Dr. Ramesh Chandra said he first saw Fetterman in 2017, when he reported having swollen feet. He said he diagnosed him with “atrial fibrillation, an irregular heart rhythm, along with a decreased heart pump.” Although he advised him to follow up in the coming months, the doctor said Fetterman did not and “did not go to any doctor for 5 years and did not continue to take his medications.”
Chandra said Fetterman is “well compensated and stable” after receiving a defibrillator that he said “is working perfectly.” The doctor added that it was the cardiomyopathy, a condition that makes it harder for the heart to pump blood to the rest of the body, that was the reason the device needed to be implanted.
“The prognosis I can give for John’s heart is this: If he takes his medications, eats healthy and exercises, he’ll be fine,” Chandra wrote. “If he does what I’ve told him, and I do believe that he is taking his recovery and his health very seriously this time, he should be able to campaign and serve in the U.S. Senate without a problem.”
The letter comes weeks after Fetterman checked himself into a hospital in Lancaster, Pennsylvania, on May 13 as he was on his way to a campaign event. He was found to have suffered a stroke and doctors used a thrombectomy, a procedure where doctors enter the body through the groin and wind catheters up to the clot, to address it. Fetterman won the Democratic Senate primary on May 17 while in the hospital and underwent a nearly three-hour surgery that same day to implant the defibrillator. He was released from the hospital on May 22 after a nine-day stay.
Fetterman, in a statement released in conjunction with Chandra’s letter, acknowledged that he “should have taken my health more seriously.”
“The stroke I suffered on May 13 didn’t come out of nowhere. Like so many others, and so many men in particular, I avoided going to the doctor, even though I knew I didn’t feel well. As a result, I almost died,” he said. “I want to encourage others to not make the same mistake.”

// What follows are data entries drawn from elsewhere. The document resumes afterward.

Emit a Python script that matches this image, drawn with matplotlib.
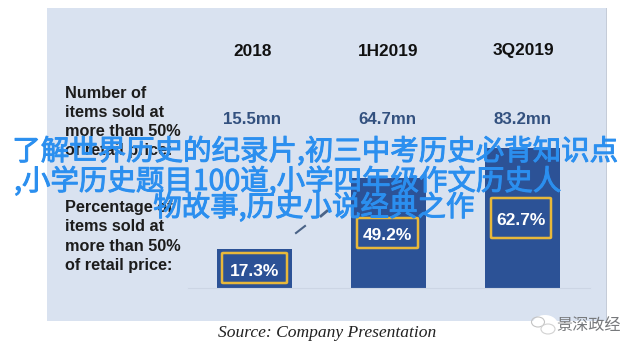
import matplotlib
matplotlib.use('Agg')
import matplotlib.pyplot as plt
import matplotlib.patheffects as pe
from matplotlib.patches import Rectangle, FancyBboxPatch, Ellipse

periods = ['2018', '1H2019', '3Q2019']
items_sold = ['15.5mn', '64.7mn', '83.2mn']
pct_values = [17.3, 49.2, 62.7]
row_label_1 = ['Number of', 'items sold at', 'more than 50%', 'of retail price:']
row_label_2 = ['Percentage of', 'items sold at', 'more than 50%', 'of retail price:']
source = 'Source: Company Presentation'
watermark = '景深政经'
overlay = ['了解世界历史的纪录片,初三中考历史必背知识点',
           ',小学历史题目100道,小学四年级作文历史人',
           '物故事,历史小说经典之作']

W, H = 640, 354
BLUE = '#2c5296'
DARK = '#33517f'
YELLOW = '#e8b83a'
fig = plt.figure(figsize=(W / 100, H / 100), dpi=100, facecolor='white')


def px(x, y):
    return x / W, 1 - y / H


def ptext(x, y, s, **kw):
    fx, fy = px(x, y)
    return fig.text(fx, fy, s, **kw)


# background panel
fig.add_artist(Rectangle(px(47, 321), 560 / W, 313 / H, transform=fig.transFigure,
                         fc='#d9e2f0', ec='none', zorder=0))
fig.add_artist(Rectangle(px(605.5, 321), 1.5 / W, 313 / H, transform=fig.transFigure,
                         fc='#c5ccd8', ec='none', zorder=0))

# bars
ax = fig.add_axes([187.5 / W, 1 - 288 / H, 402 / W, 140 / H])
ax.patch.set_alpha(0)
x = range(len(periods))
ax.bar(x, pct_values, width=0.56, color=BLUE, zorder=2)
ax.set_xlim(-0.5, 2.5)
ax.set_ylim(0, 62.7)
ax.set_xticks([])
ax.set_yticks([])
for s in ['top', 'left', 'right']:
    ax.spines[s].set_visible(False)
ax.spines['bottom'].set_color('#ccd5e4')
ax.spines['bottom'].set_linewidth(0.8)

# header and first row
centers = [253, 388, 523]
for c, p, n in zip(centers, periods, items_sold):
    ptext(c, 55.5, p, ha='center', va='baseline', fontsize=12.4, fontweight='bold',
          family='Liberation Sans', color='#111111')
    ptext(c - 1, 124, n, ha='center', va='baseline', fontsize=12.2, fontweight='bold',
          family='Liberation Sans', color=DARK)

for lab, ys in [(row_label_1, [98, 117, 136, 155]), (row_label_2, [212, 231, 251, 270])]:
    for s, y in zip(lab, ys):
        ptext(65, y, s, ha='left', va='baseline', fontsize=11.7, fontweight='bold',
              family='Liberation Sans', color='#1c1c1c')

# yellow boxes with the percentages
boxes = [(222, 253, 65, 30), (357, 218, 61, 30), (491, 198, 60, 40)]
bases = [276, 240, 225]
for (bx, by, bw, bh), v, b in zip(boxes, pct_values, bases):
    fig.add_artist(FancyBboxPatch(px(bx, by + bh), bw / W, bh / H, transform=fig.transFigure,
                                  boxstyle='round,pad=0,rounding_size=0.002',
                                  fc=BLUE, ec=YELLOW, lw=1.8, zorder=3))
    ptext(bx + bw / 2, b, f'{v}%', ha='center', va='baseline', fontsize=12.5,
          fontweight='bold', family='Liberation Sans', color='white', zorder=4)

# stray marks under the overlay
fig.add_artist(plt.Line2D([296 / W, 305 / W], [1 - 233 / H, 1 - 226 / H], color='#4a6387',
                          lw=1.5, zorder=3))
fig.add_artist(plt.Line2D([321 / W, 327 / W], [1 - 216 / H, 1 - 211 / H], color='#4a6387',
                          lw=2, zorder=3))

ptext(327, 333, source, ha='center', va='center', fontsize=12.6, style='italic',
      family='Liberation Serif', color='#222222')

# watermark, white smudge with a faint bird
fx, fy = px(545, 325)
fig.add_artist(Ellipse((fx, fy), 26 / W, 20 / H, transform=fig.transFigure, fc='white',
                       ec='none', zorder=2))
fx, fy = px(538, 322)
fig.add_artist(Ellipse((fx, fy), 13 / W, 10 / H, transform=fig.transFigure, fc='none',
                       ec='#c4c4c4', lw=0.8, zorder=2))
fx, fy = px(548, 329)
fig.add_artist(Ellipse((fx, fy), 14 / W, 10 / H, transform=fig.transFigure, fc='none',
                       ec='#d2d2d2', lw=0.8, zorder=2))
ptext(589, 325, watermark, ha='center', va='center', fontsize=11.6,
      family='Noto Sans CJK SC', color='#77797c')

# overlay title, regular weight thickened a bit
for s, (ox, oy) in zip(overlay, [(315.5, 152), (288, 182), (314, 208)]):
    ptext(ox, oy, s, ha='center', va='center', fontsize=20.5,
          family=['Noto Sans CJK SC', 'DejaVu Sans'], color='#2b8fef', zorder=10,
          path_effects=[pe.withStroke(linewidth=0.7, foreground='#2b8fef')])

fig.savefig('out.png', dpi=100)
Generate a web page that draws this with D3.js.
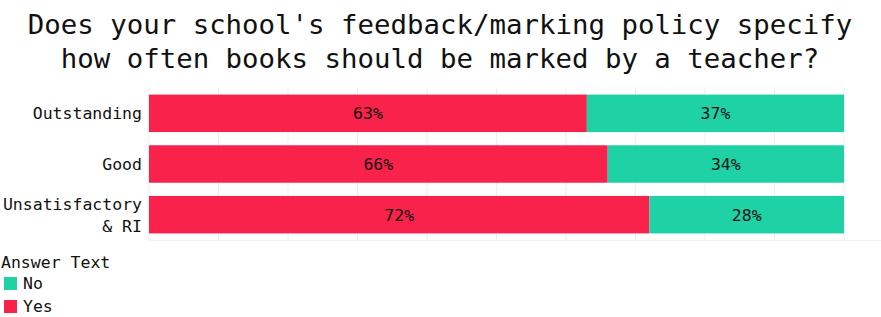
<!DOCTYPE html>
<html>
<head>
<meta charset="utf-8">
<script src="https://cdn.jsdelivr.net/npm/d3@7"></script>
<style>
body { margin: 0; background: #fff; }
text { font-family: "DejaVu Sans Mono", "Liberation Mono", monospace; fill: #111; }
</style>
</head>
<body>
<div id="chart"></div>
<script>
var titleLines = ["Does your school's feedback/marking policy specify", "how often books should be marked by a teacher?"];
var categories = ["Outstanding", "Good", "Unsatisfactory\n& RI"];
var yesValues = [63, 66, 72];
var noValues = [37, 34, 28];
var seriesNames = ["No", "Yes"];
var xTicks = [0, 10, 20, 30, 40, 50, 60, 70, 80, 90, 100];

var width = 881, height = 317;
var red = "#f9224b", teal = "#1fd2a5";

var svg = d3.select("#chart").append("svg")
    .attr("width", width)
    .attr("height", height)

var x = d3.scaleLinear().domain([0, 100]).range([149, 844]);
var y = d3.scaleBand().domain(categories).range([88, 240]).paddingInner(0.26).paddingOuter(0.13);

// title
svg.selectAll(".title").data(titleLines).enter().append("text")
    .attr("class", "title")
    .attr("x", 440)
    .attr("y", function(d, i){ return 34 + i * 34; })
    .attr("text-anchor", "middle")
    .attr("font-size", 27.4)
    .text(function(d){ return d; })

// grid
svg.append("g").selectAll("line").data(xTicks).enter().append("line")
    .attr("x1", function(d){ return x(d); })
    .attr("x2", function(d){ return x(d); })
    .attr("y1", 88)
    .attr("y2", 240)
    .attr("stroke", "#eeeeee")
    .attr("stroke-width", 1)

svg.append("line")
    .attr("x1", 149).attr("x2", width)
    .attr("y1", 240.5).attr("y2", 240.5)
    .attr("stroke", "#f2f2f2")

var rows = categories.map(function(c, i){ return {cat: c, yes: yesValues[i], no: noValues[i]}; });

var bars = svg.append("g").selectAll("g").data(rows).enter().append("g")

bars.append("rect")
    .attr("x", x(0))
    .attr("y", function(d){ return y(d.cat); })
    .attr("width", function(d){ return x(d.yes) - x(0); })
    .attr("height", y.bandwidth())
    .attr("fill", red)

bars.append("rect")
    .attr("x", function(d){ return x(d.yes); })
    .attr("y", function(d){ return y(d.cat); })
    .attr("width", function(d){ return x(d.yes + d.no) - x(d.yes); })
    .attr("height", y.bandwidth())
    .attr("fill", teal)

bars.append("text")
    .attr("x", function(d){ return (x(0) + x(d.yes)) / 2; })
    .attr("y", function(d){ return y(d.cat) + y.bandwidth() / 2 + 6; })
    .attr("text-anchor", "middle")
    .attr("font-size", 16.5)
    .text(function(d){ return d.yes + "%"; })

bars.append("text")
    .attr("x", function(d){ return (x(d.yes) + x(d.yes + d.no)) / 2; })
    .attr("y", function(d){ return y(d.cat) + y.bandwidth() / 2 + 6; })
    .attr("text-anchor", "middle")
    .attr("font-size", 16.5)
    .text(function(d){ return d.no + "%"; })

// category labels
var catLabels = svg.append("g").selectAll("text").data(categories).enter().append("text")
    .attr("text-anchor", "end")
    .attr("font-size", 16.5)
    .attr("transform", function(d){
        var n = d.split("\n").length;
        return "translate(142," + (y(d) + y.bandwidth() / 2 + 6 - (n - 1) * 11) + ")";
    })

catLabels.selectAll("tspan").data(function(d){ return d.split("\n"); }).enter().append("tspan")
    .attr("x", 0)
    .attr("dy", function(d, i){ return i == 0 ? 0 : 22; })
    .text(function(d){ return d; })

// legend
svg.append("text")
    .attr("x", 1)
    .attr("y", 268)
    .attr("font-size", 16.5)
    .text("Answer Text")

var legend = svg.append("g").selectAll("g").data(seriesNames).enter().append("g")
    .attr("transform", function(d, i){ return "translate(4," + (277 + i * 23) + ")"; })

legend.append("rect")
    .attr("width", 13)
    .attr("height", 13)
    .attr("fill", function(d){ return d == "Yes" ? red : teal; })

legend.append("text")
    .attr("x", 19)
    .attr("y", 12)
    .attr("font-size", 16.5)
    .text(function(d){ return d; })
</script>
</body>
</html>
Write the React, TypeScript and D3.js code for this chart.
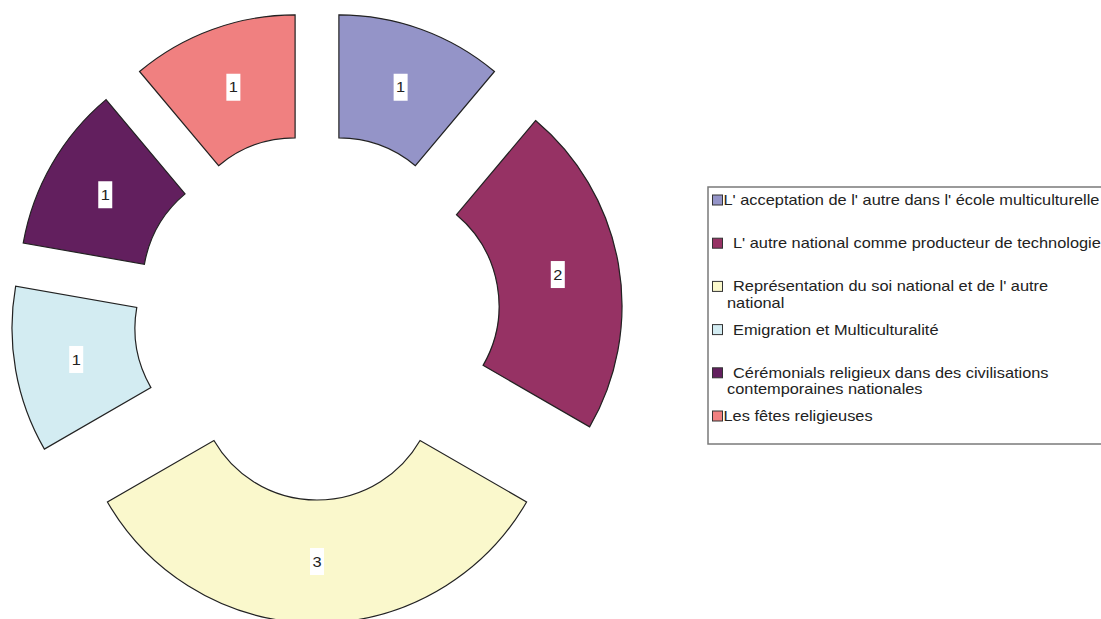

Fetterman said he “didn’t follow up” because he thought “losing weight and exercising would be enough” to address his heart issues. He admits he was wrong, saying that the stroke he suffered was “completely preventable” and that his doctors have told him that if he had “continued taking the blood thinners, I never would have had a stroke.”
“It’s not something I’m proud of, but it is something I hope that others can learn from,” he said. “So please: listen to your body, and be aware of the signs. Because ignoring them — and avoiding the doctor because you might not like what they have to tell you — could cost you your life.”
Fetterman said that his doctors have instructed him “to rest, eat healthy, exercise, and focus on my recovery” and, because of that, it will “take some more time to get back on the campaign trail like I was in the lead-up to the primary.”
“It’s frustrating — all the more so because this is my own fault — but bear with me, I need a little more time. I’m not quite back to 100% yet, but I’m getting closer every day,” he said. “This race is so important for Pennsylvania and for the country. I’m going to be ready for it, and I can’t wait to get back on the trail.”
Fetterman had previously said that the stroke was “caused by a clot from my heart being in an A-fib rhythm for too long” and that his doctors were “able to quickly and completely remove the clot, reversing the stroke, they got my heart under control as well.” Fetterman also said his doctors had told him he didn’t suffer “any cognitive damage” and that he is “well on my way to a full recovery.”
After that statement, Fetterman’s campaign announced he had undergone the “standard procedure to implant a pacemaker with a defibrillator” and his wife, Gisele, told CNN on May 18 that the new implant would “make sure it’s the strongest heart possible” after it was “weakened” by his irregular rhythm.
Fetterman was the favorite to win Pennsylvania’s Democratic Senate nomination months before he suffered the stroke. And the stint in the hospital didn’t dim those chances: Fetterman, from his hospital bed, easily defeated US Rep. Conor Lamb in the commonwealth’s Democratic Senate primary.
Days after the primary, Fetterman announced he was leaving the hospital and “feeling great,” but would “continue to rest and recover” so that he could “go full speed soon” and win in November.
The lieutenant governor has not held a public event since May 12.
Fetterman’s race will be one of the most closely watched Senate contests in the country, with control of the evenly divided Senate hanging in the balance. The Democrat will face the winner of the GOP primary; the race between celebrity doctor Mehmet Oz and former hedge fund executive Dave McCormick has gone to a recount.